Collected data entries
## start

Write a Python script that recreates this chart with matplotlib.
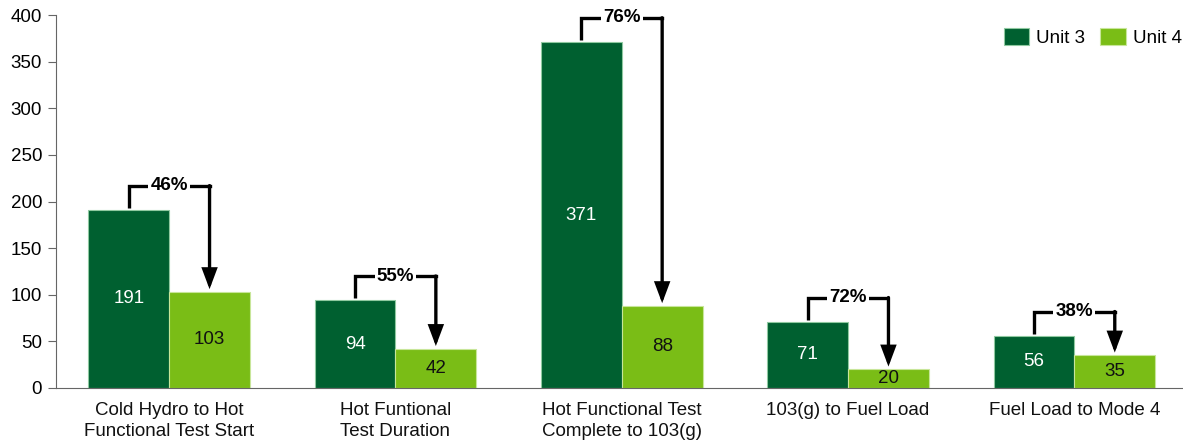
import numpy as np
import matplotlib
matplotlib.use('Agg')
import matplotlib.pyplot as plt

plt.rcParams['font.family'] = ['Liberation Sans', 'DejaVu Sans']

categories = ['Cold Hydro to Hot\nFunctional Test Start',
              'Hot Funtional\nTest Duration',
              'Hot Functional Test\nComplete to 103(g)',
              '103(g) to Fuel Load',
              'Fuel Load to Mode 4']
unit3 = [191, 94, 371, 71, 56]
unit4 = [103, 42, 88, 20, 35]
reductions = ['46%', '55%', '76%', '72%', '38%']

dark = '#006030'
light = '#7abd16'
fs = 13.5

fig = plt.figure(figsize=(11.83, 4.43), dpi=100)
ax = fig.add_axes([56/1183, 1 - 388/443, 1 - 56/1183, (388 - 15)/443])

x = np.arange(len(categories))
w = 0.357
ax.bar(x - w/2, unit3, w, color=dark, edgecolor='#8fc9a0', linewidth=0.8, label='Unit 3')
ax.bar(x + w/2, unit4, w, color=light, edgecolor='#c8e69a', linewidth=0.8, label='Unit 4')

for i in range(len(x)):
    ax.text(x[i] - w/2, unit3[i]/2, str(unit3[i]), ha='center', va='center',
            color='white', fontsize=fs)
    ax.text(x[i] + w/2, unit4[i]/2, str(unit4[i]), ha='center', va='center',
            color='#111111', fontsize=fs)

    # bracket with arrow
    x0 = x[i] - w/2
    x1 = x[i] + w/2
    level = unit3[i] + 26
    ax.plot([x0, x0, x1], [unit3[i] + 2, level, level], color='black', lw=2.4,
            solid_joinstyle='miter', solid_capstyle='butt', zorder=3)
    ax.annotate('', xy=(x1, unit4[i] + 3), xytext=(x1, level),
                arrowprops=dict(arrowstyle='-|>,head_width=0.3,head_length=0.8',
                                mutation_scale=14, lw=2.4, color='black',
                                shrinkA=0, shrinkB=0, joinstyle='miter'),
                zorder=3)
    ax.plot([x1 - 0.003, x1], [level, level], color='black', lw=2.4,
            solid_capstyle='projecting', zorder=3)
    ax.text(x[i], level, reductions[i], ha='center', va='center', fontsize=fs,
            fontweight='bold', zorder=4,
            bbox=dict(facecolor='white', edgecolor='none', pad=1.5))

ax.set_xlim(-0.5, 4.48)
ax.set_ylim(0, 400)
ax.set_yticks(np.arange(0, 401, 50))
ax.set_xticks(x)
ax.set_xticklabels(categories, fontsize=fs, color='#111111', linespacing=1.3)
ax.tick_params(axis='x', length=0, pad=10)
ax.tick_params(axis='y', color='#666666', labelsize=fs, length=6, pad=4)

for s in ['top', 'right']:
    ax.spines[s].set_visible(False)
ax.spines['left'].set_color('#666666')
ax.spines['bottom'].set_color('#666666')

ax.legend(loc='upper right', bbox_to_anchor=(1.006, 0.985), ncol=2, frameon=False,
          fontsize=fs, handlelength=1.35, handleheight=1.0, columnspacing=0.8,
          handletextpad=0.4, borderaxespad=0)

fig.savefig('out.png', dpi=100)
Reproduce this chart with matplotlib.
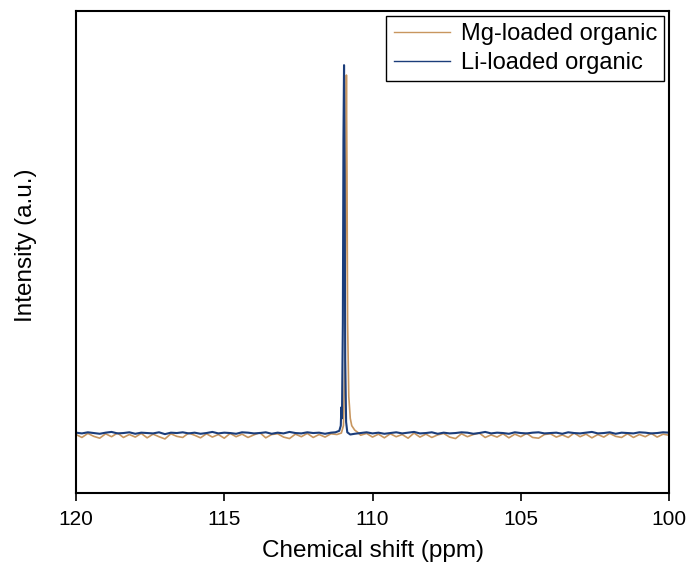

## end

— TO DO —
In the copy, include no pictures; restate the listing above exactly.

— CORRECT OUTPUT —
Write a Python script that recreates this chart with matplotlib.
import numpy as np
import matplotlib
matplotlib.use('Agg')
import matplotlib.pyplot as plt

plt.rcParams['font.family'] = ['Liberation Sans', 'DejaVu Sans']

categories = ['Cold Hydro to Hot\nFunctional Test Start',
              'Hot Funtional\nTest Duration',
              'Hot Functional Test\nComplete to 103(g)',
              '103(g) to Fuel Load',
              'Fuel Load to Mode 4']
unit3 = [191, 94, 371, 71, 56]
unit4 = [103, 42, 88, 20, 35]
reductions = ['46%', '55%', '76%', '72%', '38%']

dark = '#006030'
light = '#7abd16'
fs = 13.5

fig = plt.figure(figsize=(11.83, 4.43), dpi=100)
ax = fig.add_axes([56/1183, 1 - 388/443, 1 - 56/1183, (388 - 15)/443])

x = np.arange(len(categories))
w = 0.357
ax.bar(x - w/2, unit3, w, color=dark, edgecolor='#8fc9a0', linewidth=0.8, label='Unit 3')
ax.bar(x + w/2, unit4, w, color=light, edgecolor='#c8e69a', linewidth=0.8, label='Unit 4')

for i in range(len(x)):
    ax.text(x[i] - w/2, unit3[i]/2, str(unit3[i]), ha='center', va='center',
            color='white', fontsize=fs)
    ax.text(x[i] + w/2, unit4[i]/2, str(unit4[i]), ha='center', va='center',
            color='#111111', fontsize=fs)

    # bracket with arrow
    x0 = x[i] - w/2
    x1 = x[i] + w/2
    level = unit3[i] + 26
    ax.plot([x0, x0, x1], [unit3[i] + 2, level, level], color='black', lw=2.4,
            solid_joinstyle='miter', solid_capstyle='butt', zorder=3)
    ax.annotate('', xy=(x1, unit4[i] + 3), xytext=(x1, level),
                arrowprops=dict(arrowstyle='-|>,head_width=0.3,head_length=0.8',
                                mutation_scale=14, lw=2.4, color='black',
                                shrinkA=0, shrinkB=0, joinstyle='miter'),
                zorder=3)
    ax.plot([x1 - 0.003, x1], [level, level], color='black', lw=2.4,
            solid_capstyle='projecting', zorder=3)
    ax.text(x[i], level, reductions[i], ha='center', va='center', fontsize=fs,
            fontweight='bold', zorder=4,
            bbox=dict(facecolor='white', edgecolor='none', pad=1.5))

ax.set_xlim(-0.5, 4.48)
ax.set_ylim(0, 400)
ax.set_yticks(np.arange(0, 401, 50))
ax.set_xticks(x)
ax.set_xticklabels(categories, fontsize=fs, color='#111111', linespacing=1.3)
ax.tick_params(axis='x', length=0, pad=10)
ax.tick_params(axis='y', color='#666666', labelsize=fs, length=6, pad=4)

for s in ['top', 'right']:
    ax.spines[s].set_visible(False)
ax.spines['left'].set_color('#666666')
ax.spines['bottom'].set_color('#666666')

ax.legend(loc='upper right', bbox_to_anchor=(1.006, 0.985), ncol=2, frameon=False,
          fontsize=fs, handlelength=1.35, handleheight=1.0, columnspacing=0.8,
          handletextpad=0.4, borderaxespad=0)

fig.savefig('out.png', dpi=100)
Reproduce this chart with matplotlib.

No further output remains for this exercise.